Puis, j’entends résonner le métronome du piano de mon enfance, me rappelant avec insistance que l’échéance approche et qu’il est temps de m’asseoir pour écrire.
Je suis prise dans un tourbillon dansant, voyez-vous des pistes, je n’en manque pas. Je pourrais prendre l’angle du yoga pour les enfants, que j’ai la chance d’explorer en maternelle ; ou encore explorer le rythme de l’enfant lui-même, entre ses besoins, ses envies et ce que les adultes désirent pour ce dernier.
Mais cette valse d’idées me fait si vite tournoyer que je perds ma capacité à fixer une idée. Pourtant, en écrivant ces mots, certainement sous l’influence de travaux de recherche en cours – c’est un autre mouvement qui s’impose au rythme d’une partition dissonante, longuement étudiée dans mon travail de thèse, celui de la rencontre parfois heurtée entre soignants en santé mentale infantile et travailleurs sociaux en protection de l’enfance.
Sur quoi bute-t-on ? À coopérer, collaborer, élaborer ? Le choix du mot n’est pas anodin ; il condense déjà une part du nœud de cette difficulté. Peut-être pensez-vous que je m’éloigne de la thématique du rythme.
Pourtant, plus j’écris, plus je mesure combien la question des cadences et des temporalités partagées – ou dissonantes – en est le cœur battant.
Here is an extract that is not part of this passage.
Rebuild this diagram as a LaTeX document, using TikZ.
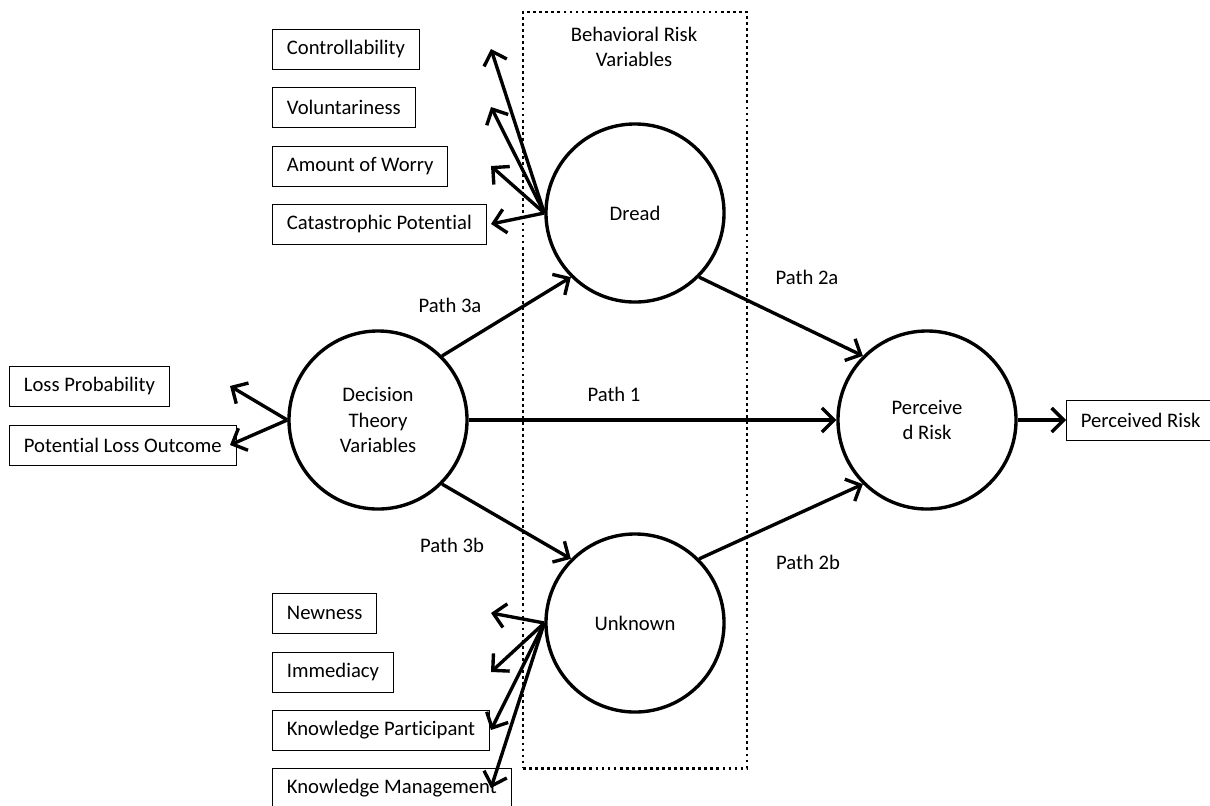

Quand les travailleurs sociaux en protection de l’enfance parlent de « coopérer » pour mettre en place une mesure, les soignants, eux, préfèrent « élaborer » autour de la situation de l’enfant.
Deux tempos, deux respirations. Les soignants craignent parfois que le contact avec les services de protection n’altère la mélodie fragile du lien thérapeutique. Les travailleurs sociaux, eux, avancent souvent au rythme pressé des procédures, quand les soignants souhaitent ralentir pour laisser advenir la parole ou l’élaboration.
Deux temps, parfois incompatibles. À cela s’ajoute la polyrythmie des situations : un enfant aux difficultés multiples impose déjà une cadence exigeante, et la rencontre entre institutions vient redoubler la complexité.
Comment trouver un consensus quand l’un bat la mesure en pensant « protection », l’autre en pensant « soin » ? La réciprocité devient un exercice délicat : tantôt chacun se vit freiné, tantôt contraint d’accélérer.
Pourtant, il existe aussi des marges de liberté. Des interstices où le rythme cesse d’être imposé et devient négocié. Là, les désaccords se transforment parfois en contrepoints : la divergence ouvre un espace de pensée, un « pas de côté » qui permet de réentendre l’enfant autrement.
Car au fond, ce qui se joue, c’est moins une simple question de vocabulaire – coopérer, collaborer, élaborer – qu’une mise en musique des temporalités. Une danse hésitante où chacun cherche à ne pas écraser le pas de l’autre.
Et c’est peut-être là le véritable enjeu : parvenir à danser ensemble sans chercher à imposer sa mesure. Non pas aligner coûte que coûte, mais accepter les décalages, les reprises, les silences.
Le rythme, ce n’est pas seulement la régularité du métronome, c’est aussi la possibilité de respirer, d’improviser, de tenir compte des accents et des pauses.
Dans les pratiques cliniques comme dans l’intervention sociale, la question n’est donc pas seulement « que faire ? », mais « à quel tempo avancer ? ».
Les désaccords sont souvent vécus comme des obstacles, mais ils pourraient aussi être entendus comme des variations nécessaires. Permettre à chaque voix de se faire entendre et où l’ensemble de ces voix produit une harmonie – fragile, mouvante, mais réelle. Au bout du compte, c’est l’enfant qui nous ramène à l’essentiel.
Son rythme n’est ni celui des procédures ni celui des protocoles. Il est fait de tâtonnements, de jeux, de retards et d’élans. Le respecter, c’est accepter de ralentir quand il résiste, d’accélérer quand il s’élance, et surtout de ne jamais perdre de vue que c’est autour de lui que s’accorde – ou non – notre polyphonie institutionnelle.
Peut-être que le véritable art, pour les soignants comme pour les travailleurs sociaux, n’est pas de chercher à se mettre au même pas, mais de rester attentifs à ce qui se joue « à hauteur d’enfant ».
Là où chaque battement de cœur, chaque souffle, rappelle qu’avant toute coopération, collaboration ou élaboration, il s’agit avant tout d’accompagner une vie en devenir.